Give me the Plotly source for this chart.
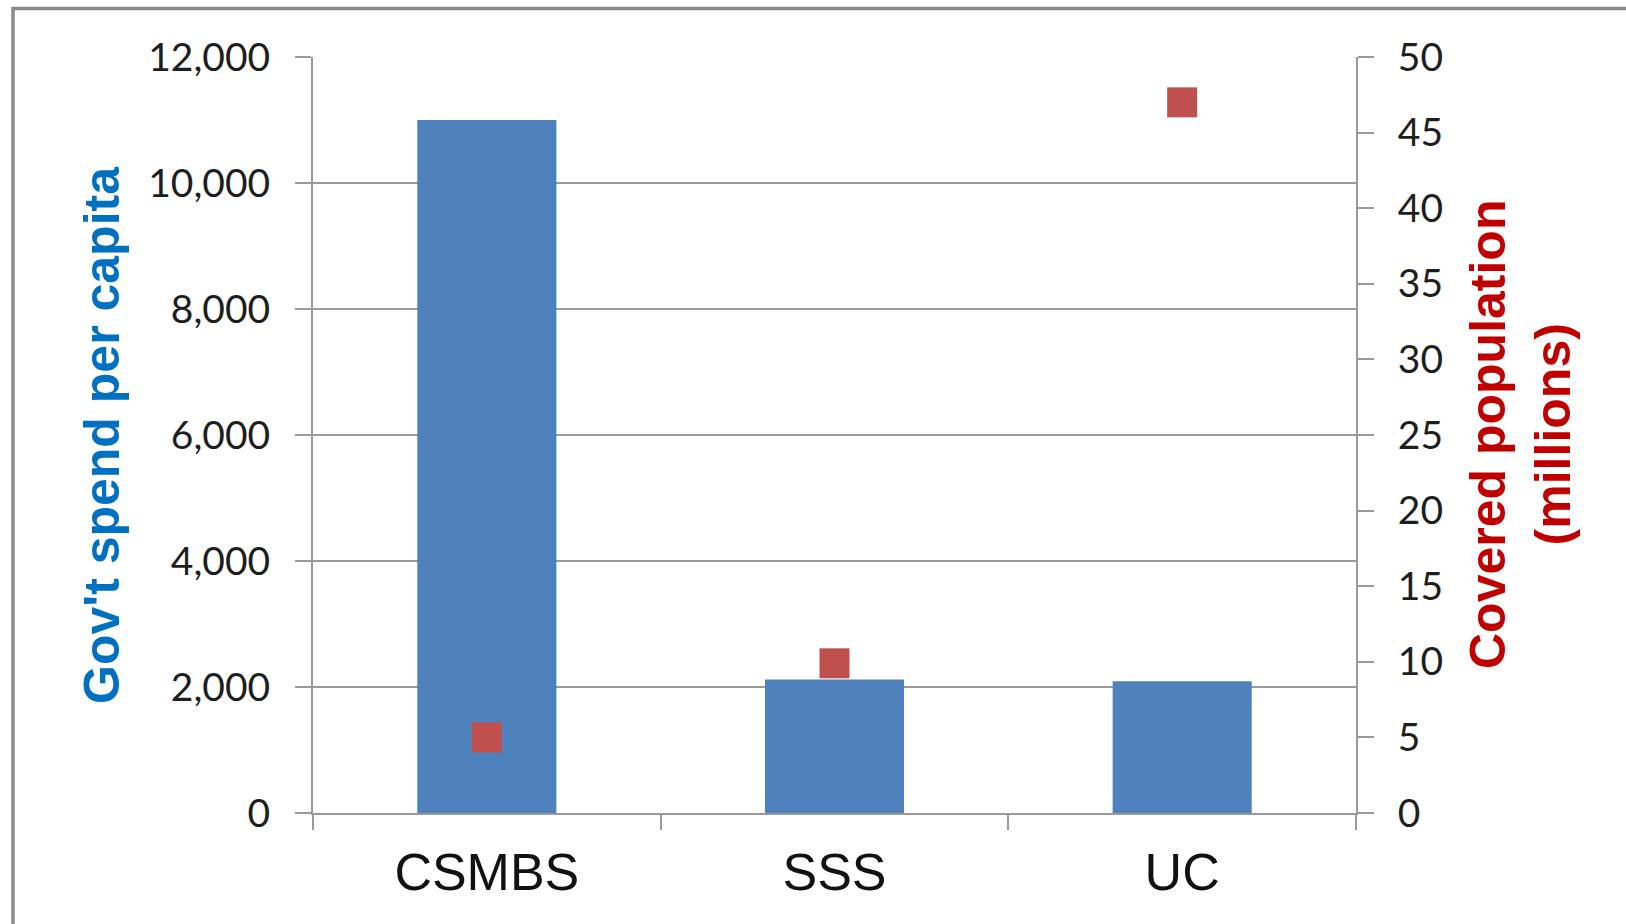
import plotly.graph_objects as go

# Health insurance schemes: government spend per capita vs covered population
schemes = ["CSMBS", "SSS", "UC"]
spend_per_capita = [11000, 2120, 2090]
covered_population_millions = [5.0, 9.9, 47.0]

spend_ticks = [0, 2000, 4000, 6000, 8000, 10000, 12000]
population_ticks = [0, 5, 10, 15, 20, 25, 30, 35, 40, 45, 50]

W, H = 1626, 924
L, R, T, B = 313, 270, 57, 111
plot_w = W - L - R
plot_h = H - T - B

AXIS_GREY = "#9a9a9a"
TICK_FONT = dict(family="Lato, Carlito, Calibri, sans-serif", size=39, color="#1e1e1e")


def px_to_paper_x(px):
    return (px - L) / plot_w


def px_to_paper_y(py):
    return (H - B - py) / plot_h


fig = go.Figure()

fig.add_trace(go.Bar(
    x=schemes,
    y=spend_per_capita,
    marker=dict(color="#4F81BD", line=dict(width=0)),
    yaxis="y",
    hoverinfo="skip",
))

fig.add_trace(go.Scatter(
    x=schemes,
    y=covered_population_millions,
    mode="markers",
    marker=dict(symbol="square", size=30, color="#C0504D", line=dict(width=0)),
    yaxis="y2",
    hoverinfo="skip",
))

fig.update_layout(
    width=W,
    height=H,
    margin=dict(l=L, r=R, t=T, b=B, pad=0),
    paper_bgcolor="white",
    plot_bgcolor="white",
    showlegend=False,
    bargap=0.6,
    xaxis=dict(
        type="category",
        categoryorder="array",
        categoryarray=schemes,
        showline=True,
        linecolor=AXIS_GREY,
        linewidth=2,
        ticks="outside",
        tickson="boundaries",
        ticklen=15,
        tickwidth=2,
        tickcolor=AXIS_GREY,
        showgrid=False,
        tickfont=dict(family="Liberation Sans, Arial, sans-serif", size=52, color="#111111"),
        ticklabelstandoff=13,
    ),
    yaxis=dict(
        range=[0, 12000],
        tickvals=spend_ticks,
        tickformat=",",
        showgrid=True,
        gridcolor=AXIS_GREY,
        gridwidth=2,
        zeroline=False,
        showline=True,
        linecolor=AXIS_GREY,
        linewidth=2,
        ticks="outside",
        ticklen=16,
        tickwidth=2,
        tickcolor=AXIS_GREY,
        tickfont=TICK_FONT,
        ticklabelstandoff=17,
    ),
    yaxis2=dict(
        range=[0, 50],
        tickvals=population_ticks,
        overlaying="y",
        side="right",
        showgrid=False,
        zeroline=False,
        showline=True,
        linecolor=AXIS_GREY,
        linewidth=2,
        ticks="outside",
        ticklen=16,
        tickwidth=2,
        tickcolor=AXIS_GREY,
        tickfont=TICK_FONT,
        ticklabelstandoff=16,
    ),
)

# Axis titles
fig.add_annotation(
    text="Gov't spend per capita",
    xref="paper", yref="paper",
    x=px_to_paper_x(102), y=0.5,
    xanchor="center", yanchor="middle",
    textangle=-90,
    showarrow=False,
    font=dict(family="Liberation Sans, Arial, sans-serif", size=50, color="#0070C0", weight="bold"),
)
fig.add_annotation(
    text="Covered population<br>(millions)",
    xref="paper", yref="paper",
    x=px_to_paper_x(1520), y=0.5,
    xanchor="center", yanchor="middle",
    textangle=-90,
    showarrow=False,
    font=dict(family="Liberation Sans, Arial, sans-serif", size=50, color="#C00000", weight="bold"),
)

# Grey frame around the chart area
fig.add_shape(
    type="rect",
    xref="paper", yref="paper",
    x0=px_to_paper_x(13), x1=px_to_paper_x(W + 20),
    y0=px_to_paper_y(H + 20), y1=px_to_paper_y(8.5),
    line=dict(color="#8a8a8a", width=3.5),
    fillcolor="rgba(0,0,0,0)",
    layer="above",
)

fig.write_html("out.html", config={"displayModeBar": False})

-.-.-

• WHAT THE EXERCISE ASKS: Give the data above again in full and unchanged, skipping the pictures.

• ANSWER TO THIS TASK:
Give me the Plotly source for this chart.
import plotly.graph_objects as go

# Health insurance schemes: government spend per capita vs covered population
schemes = ["CSMBS", "SSS", "UC"]
spend_per_capita = [11000, 2120, 2090]
covered_population_millions = [5.0, 9.9, 47.0]

spend_ticks = [0, 2000, 4000, 6000, 8000, 10000, 12000]
population_ticks = [0, 5, 10, 15, 20, 25, 30, 35, 40, 45, 50]

W, H = 1626, 924
L, R, T, B = 313, 270, 57, 111
plot_w = W - L - R
plot_h = H - T - B

AXIS_GREY = "#9a9a9a"
TICK_FONT = dict(family="Lato, Carlito, Calibri, sans-serif", size=39, color="#1e1e1e")


def px_to_paper_x(px):
    return (px - L) / plot_w


def px_to_paper_y(py):
    return (H - B - py) / plot_h


fig = go.Figure()

fig.add_trace(go.Bar(
    x=schemes,
    y=spend_per_capita,
    marker=dict(color="#4F81BD", line=dict(width=0)),
    yaxis="y",
    hoverinfo="skip",
))

fig.add_trace(go.Scatter(
    x=schemes,
    y=covered_population_millions,
    mode="markers",
    marker=dict(symbol="square", size=30, color="#C0504D", line=dict(width=0)),
    yaxis="y2",
    hoverinfo="skip",
))

fig.update_layout(
    width=W,
    height=H,
    margin=dict(l=L, r=R, t=T, b=B, pad=0),
    paper_bgcolor="white",
    plot_bgcolor="white",
    showlegend=False,
    bargap=0.6,
    xaxis=dict(
        type="category",
        categoryorder="array",
        categoryarray=schemes,
        showline=True,
        linecolor=AXIS_GREY,
        linewidth=2,
        ticks="outside",
        tickson="boundaries",
        ticklen=15,
        tickwidth=2,
        tickcolor=AXIS_GREY,
        showgrid=False,
        tickfont=dict(family="Liberation Sans, Arial, sans-serif", size=52, color="#111111"),
        ticklabelstandoff=13,
    ),
    yaxis=dict(
        range=[0, 12000],
        tickvals=spend_ticks,
        tickformat=",",
        showgrid=True,
        gridcolor=AXIS_GREY,
        gridwidth=2,
        zeroline=False,
        showline=True,
        linecolor=AXIS_GREY,
        linewidth=2,
        ticks="outside",
        ticklen=16,
        tickwidth=2,
        tickcolor=AXIS_GREY,
        tickfont=TICK_FONT,
        ticklabelstandoff=17,
    ),
    yaxis2=dict(
        range=[0, 50],
        tickvals=population_ticks,
        overlaying="y",
        side="right",
        showgrid=False,
        zeroline=False,
        showline=True,
        linecolor=AXIS_GREY,
        linewidth=2,
        ticks="outside",
        ticklen=16,
        tickwidth=2,
        tickcolor=AXIS_GREY,
        tickfont=TICK_FONT,
        ticklabelstandoff=16,
    ),
)

# Axis titles
fig.add_annotation(
    text="Gov't spend per capita",
    xref="paper", yref="paper",
    x=px_to_paper_x(102), y=0.5,
    xanchor="center", yanchor="middle",
    textangle=-90,
    showarrow=False,
    font=dict(family="Liberation Sans, Arial, sans-serif", size=50, color="#0070C0", weight="bold"),
)
fig.add_annotation(
    text="Covered population<br>(millions)",
    xref="paper", yref="paper",
    x=px_to_paper_x(1520), y=0.5,
    xanchor="center", yanchor="middle",
    textangle=-90,
    showarrow=False,
    font=dict(family="Liberation Sans, Arial, sans-serif", size=50, color="#C00000", weight="bold"),
)

# Grey frame around the chart area
fig.add_shape(
    type="rect",
    xref="paper", yref="paper",
    x0=px_to_paper_x(13), x1=px_to_paper_x(W + 20),
    y0=px_to_paper_y(H + 20), y1=px_to_paper_y(8.5),
    line=dict(color="#8a8a8a", width=3.5),
    fillcolor="rgba(0,0,0,0)",
    layer="above",
)

fig.write_html("out.html", config={"displayModeBar": False})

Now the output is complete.